The Nokia N8 is considered to be one of the best Nokia phones. The casing of the Nokia N8 phone is anodized aluminum which comes in a variety of colors: silver white, green, dark grey, blue, and orange. The size of the mobile phone is 113.5 x 59 x 12.9 mm. The Nokia N8 weighs 135 grams with a battery. The screen of the N8 measures 3.5 inches, its resolution compiles 640 x 360 pixels. The phone’s screen supports 16.7 million colors that provide bright and vivid images.
The navigation of the Nokia N8 is presented with some physical keys including Power key, Menu key, Lock key, dedicated camera and volume keys, on-screen full keyboard and alphanumeric keypad. There is a finger touch support for text input and UI control. The handwriting recognition is available.
The camera of the Nokia N8 is wonderful. It is 12 megapixels with highly developed features. They involve Carl Zeiss lens, fullscreen 16:9 viewfinder, a Xenon flash, a face recognition feature, geo-tagging and auto focus. A zoom is 2x digital for still images and 3x for video.
The photo formats are JPEG and EXIF. The video recorder is also great. You can take clips in HD at 25 frames per second.
The Nokia N8 has a unique feature, i.e. the HDMI port. This feature helps users to view photo and video files on other devices for example on television or projectors. The files are showed in high-definition digital 720p resolution.
Good news is that you do not need to subscribe for voice guided satellite navigation. It comes out of charge in the Nokia N8. So you can enter into Ove Maps without any problems. The Wi-Fi positioning is also possible, as well as an accelerometer and compass features are also included. The Nokia N8 is a nice device for taking when travelling.
The battery life of the N8 offers 720 minutes for GSM talk time and 350 minutes for WCDMA talk time. What concerns the stand-by mode the battery works up to 390 hours for GSM and 400 hours for WCDMA. They say that the battery will provide you with 50 hours of music playback.



Man, I bought a N900, a pretty expensive phone, maemo based – my 3rd. and last Nokia. Nokia deserves it’s downfall: they put phones on market, talking about the developing promisses, but they don’t give a decent support, and leaves us, costumers, hanging. My N900 GPS is unusable, it’s the worst GPS software of all time – an ancient version of OVI Maps, for maemo, which Nokia decided to not update. And drop every costumer that, like my, believed in Nokia’s false promisses of “maemo”.

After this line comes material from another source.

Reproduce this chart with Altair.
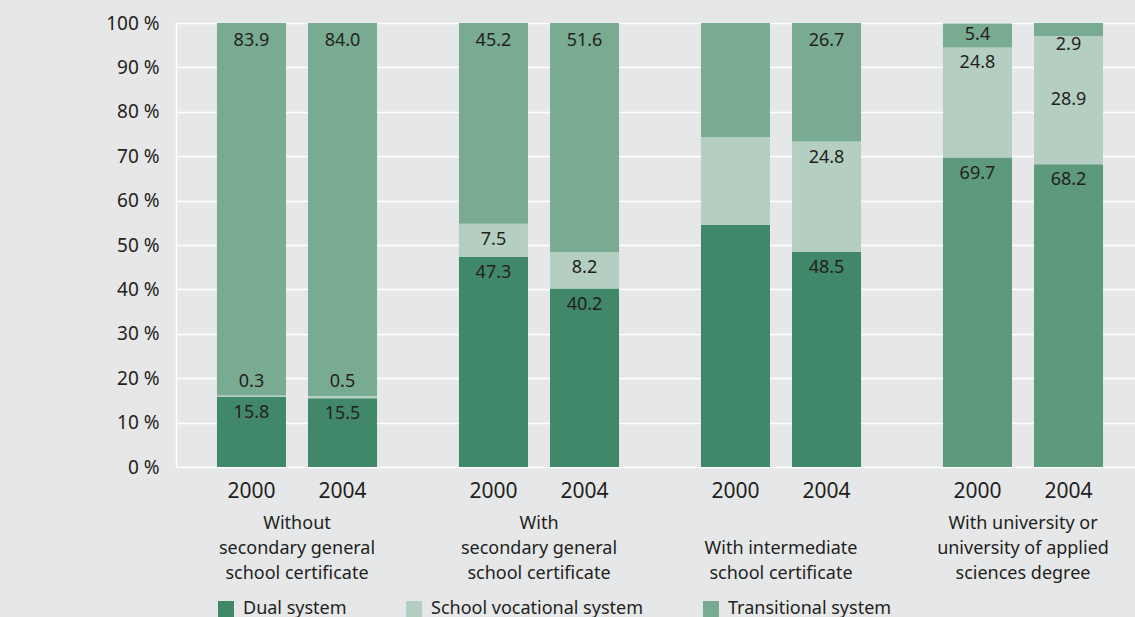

The impression I had, in all my 3 Nokias (maemo, and symbian based) is this: you can use only half of the capabilities of the phone, due the software limits, and lack of support.
Will never buy a Nokia again.
Sounds like my experience with HTC. I have the HTC Touch Pro. At the much touted, but a total turd of a phone. My Nokia N95 was much, much better. I think I might go back to Nokia with this one. Only phone maker who has never let me down.